La parte de Ragusa me ha dado toda la envidia.
«los únicos europeos que hacen parecer sensatos a los napolitanos» me ha hecho recordar con orgullo y satisfacción cuando alquilé durante una semana entera en Nápoles un coche y lo devolví sin un solo rasguño.
No como en Split hace un año, que por un raspón tuve que apoquinar una cantidad indecente de dinero.
Dubrovnik es espectacular y leer tu descripción me ha hecho reír y volver a pasear por sus calles, muchas gracias.
Obtuve la respuesta del porqué Pogdorica era tan horrible, según tu criterio, y lamento haberlo preguntado.
Parte mía quiere creer que solo estás exagerando, pero mucho me temo que no debe ser el caso, y que en efecto la capital montenegrina es tan poco vistosa.
Gracias por hacerme recordar los videos de las dashcams rusos, de modo que la escasa productividad que tengo se esfumó por completo.
«sólo habría faltado un mortero bombardeando civiles bosnios para ser la cosa más serbia posible»
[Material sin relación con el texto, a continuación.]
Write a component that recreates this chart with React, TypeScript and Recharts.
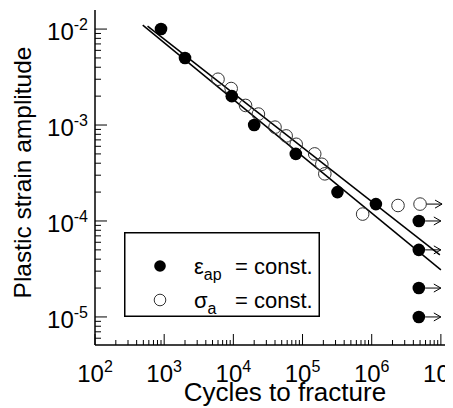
import React from "react";
import {
  ScatterChart,
  Scatter,
  XAxis,
  YAxis,
  Legend,
} from "recharts";

const FONT = "'Liberation Sans', Arial, Helvetica, sans-serif";

// fatigue data (N = cycles to fracture, e = plastic strain amplitude)
const strainControlled = [
  { n: 900, e: 0.01 },
  { n: 2000, e: 0.005 },
  { n: 9500, e: 0.002 },
  { n: 20000, e: 0.001 },
  { n: 80000, e: 0.0005 },
  { n: 320000, e: 0.0002 },
  { n: 1150000, e: 0.00015 },
];

const stressControlled = [
  { n: 6000, e: 0.003 },
  { n: 9300, e: 0.0024 },
  { n: 15000, e: 0.0016 },
  { n: 23000, e: 0.0013 },
  { n: 40000, e: 0.00095 },
  { n: 58000, e: 0.00077 },
  { n: 81000, e: 0.00063 },
  { n: 150000, e: 0.0005 },
  { n: 190000, e: 0.00039 },
  { n: 210000, e: 0.00031 },
  { n: 740000, e: 0.000118 },
  { n: 2400000, e: 0.000145 },
];

// run-outs (no fracture)
const strainRunouts = [
  { n: 4800000, e: 0.0001 },
  { n: 4800000, e: 0.00005 },
  { n: 4800000, e: 0.00002 },
  { n: 4800000, e: 0.00001 },
];
const stressRunouts = [{ n: 5000000, e: 0.00015 }];

// fitted Coffin-Manson lines
const fitStrain = [
  { n: 490, e: 0.011 },
  { n: 10000000, e: 0.0000309 },
];
const fitStress = [
  { n: 575, e: 0.01074 },
  { n: 9660000, e: 0.0000443 },
];

const xDecades = [2, 3, 4, 5, 6, 7];
const yDecades = [-6, -5, -4, -3, -2];
const mantissas = [1, 2, 3, 4, 5, 6, 7, 8, 9];

const xTicks = xDecades.flatMap((d) => mantissas.map((m) => m * 10 ** d)).filter((v) => v <= 1.6e7);
const yTicks = yDecades
  .flatMap((d) => mantissas.map((m) => m * 10 ** d))
  .filter((v) => v >= 5.1e-6 && v <= 0.0158);

const isMajor = (v: number) => {
  const exp = Math.round(Math.log10(v));
  return Math.abs(v - 10 ** exp) / v < 1e-6;
};

const XTick = (props: any) => {
  const { x, y, payload } = props;
  const v = payload.value;
  const major = isMajor(v);
  return (
    <g>
      <line x1={x} x2={x} y1={y} y2={y - (major ? 11 : 5)} stroke="#000" strokeWidth={1} />
      {major && (
        <text x={x} y={y + 37} textAnchor="middle" fontSize={24} fontFamily={FONT} fill="#000">
          10
          <tspan dy={-10} fontSize={16}>
            {Math.round(Math.log10(v))}
          </tspan>
        </text>
      )}
    </g>
  );
};

const YTick = (props: any) => {
  const { x, y, payload } = props;
  const v = payload.value;
  const major = isMajor(v);
  return (
    <g>
      <line x1={x} x2={x + (major ? 12 : 6)} y1={y} y2={y} stroke="#000" strokeWidth={1} />
      {major && (
        <text x={x - 7} y={y + 11} textAnchor="end" fontSize={24} fontFamily={FONT} fill="#000">
          10
          <tspan dy={-10} fontSize={16}>
            {Math.round(Math.log10(v))}
          </tspan>
        </text>
      )}
    </g>
  );
};

const R = 6.3;

const FilledDot = (p: any) => <circle cx={p.cx} cy={p.cy} r={R} fill="#000" />;
const OpenDot = (p: any) => (
  <circle cx={p.cx} cy={p.cy} r={R} fill="none" stroke="#333" strokeWidth={1} />
);

const Arrow = ({ cx, cy }: { cx: number; cy: number }) => (
  <g stroke="#000" strokeWidth={1} fill="none">
    <line x1={cx + R} x2={cx + 22} y1={cy} y2={cy} />
    <polyline points={`${cx + 15},${cy - 4} ${cx + 22},${cy} ${cx + 15},${cy + 4}`} />
  </g>
);

const FilledRunout = (p: any) => (
  <g>
    <Arrow cx={p.cx} cy={p.cy} />
    <circle cx={p.cx} cy={p.cy} r={R} fill="#000" />
  </g>
);
const OpenRunout = (p: any) => (
  <g>
    <Arrow cx={p.cx} cy={p.cy} />
    <circle cx={p.cx} cy={p.cy} r={R} fill="none" stroke="#333" strokeWidth={1} />
  </g>
);

const NoDot = () => <g />;

const LegendBox = () => (
  <svg width={196} height={85} style={{ display: "block" }}>
    <rect x={0.75} y={0.75} width={194.5} height={83.5} fill="#fff" stroke="#000" strokeWidth={1.5} />
    <circle cx={36} cy={34} r={5.8} fill="#000" />
    <circle cx={36} cy={68} r={5.8} fill="none" stroke="#333" strokeWidth={1} />
    <g fontFamily={FONT} fill="#000" fontSize={22}>
      <text x={70} y={42}>
        ε<tspan dy={6} fontSize={16}>ap</tspan>
      </text>
      <text x={111} y={42}>= const.</text>
      <text x={70} y={76}>
        σ<tspan dy={6} fontSize={16}>a</tspan>
      </text>
      <text x={111} y={76}>= const.</text>
    </g>
  </svg>
);

const YLabel = (props: any) => {
  const vb = props.viewBox;
  const x = vb.x + 22.5;
  const y = vb.y + vb.height / 2 - 5;
  return (
    <text
      x={x}
      y={y}
      transform={`rotate(-90, ${x}, ${y})`}
      textAnchor="middle"
      fontSize={24.5}
      fontFamily={FONT}
      fill="#000"
    >
      Plastic strain amplitude
    </text>
  );
};

const XLabel = (props: any) => {
  const vb = props.viewBox;
  return (
    <text x={vb.x + 190} y={vb.y + 56} textAnchor="middle" fontSize={26} fontFamily={FONT} fill="#000">
      Cycles to fracture
    </text>
  );
};

export default function App() {
  return (
    <div style={{ width: 445, height: 400, overflow: "hidden", position: "relative" }}>
      <ScatterChart width={460} height={400} margin={{ top: 2, right: 13, bottom: 0, left: 0 }}>
        <XAxis
          dataKey="n"
          type="number"
          scale="log"
          domain={[100, 1.6e7]}
          allowDataOverflow
          ticks={xTicks}
          interval={0}
          tick={<XTick />}
          tickLine={false}
          tickSize={0}
          tickMargin={0}
          height={63}
          axisLine={{ stroke: "#000", strokeWidth: 1.5 }}
          label={<XLabel />}
        />
        <XAxis
          xAxisId="top"
          orientation="top"
          dataKey="n"
          type="number"
          scale="log"
          domain={[100, 1.6e7]}
          allowDataOverflow
          tick={false}
          tickLine={false}
          height={0}
          axisLine={{ stroke: "#000", strokeWidth: 1.5 }}
        />
        <YAxis
          dataKey="e"
          type="number"
          scale="log"
          domain={[5.1e-6, 0.0158]}
          allowDataOverflow
          ticks={yTicks}
          interval={0}
          tick={<YTick />}
          tickLine={false}
          tickSize={0}
          tickMargin={0}
          width={87}
          axisLine={{ stroke: "#000", strokeWidth: 1.5 }}
          label={<YLabel />}
        />
        <Legend
          layout="vertical"
          align="center"
          verticalAlign="middle"
          content={() => <LegendBox />}
          wrapperStyle={{ left: 116, top: 224, width: 196, height: 85 }}
        />
        <Scatter
          data={fitStrain}
          line={{ stroke: "#000", strokeWidth: 1.5 }}
          shape={<NoDot />}
          legendType="none"
          isAnimationActive={false}
        />
        <Scatter
          data={fitStress}
          line={{ stroke: "#000", strokeWidth: 1.5 }}
          shape={<NoDot />}
          legendType="none"
          isAnimationActive={false}
        />
        <Scatter data={stressControlled} shape={<OpenDot />} isAnimationActive={false} />
        <Scatter data={stressRunouts} shape={<OpenRunout />} isAnimationActive={false} />
        <Scatter data={strainControlled} shape={<FilledDot />} isAnimationActive={false} />
        <Scatter data={strainRunouts} shape={<FilledRunout />} isAnimationActive={false} />
      </ScatterChart>
    </div>
  );
}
Que con frases como esta la mayor polémica del blog haya surgido por dar un dato quizás no del todo riguroso sobre un mojón en un pueblito perdido de la raya extremeña dice mucho (y todo bueno) de tus lectores habituales xDD
No cambies nunca
JAJAJAJAJA tiene narices la cosa, sí xD
Que sigan los viajes low-cost a rincones de Europa y el mundo, bonitos y horribles como Podgorica \m/
Genial, como cada entrada de tu blog. El contraste entre la belleza natural y la horrorosidad «urbana» heredada de la guerra debe ser verdaderamente sobrecogedor en primera persona.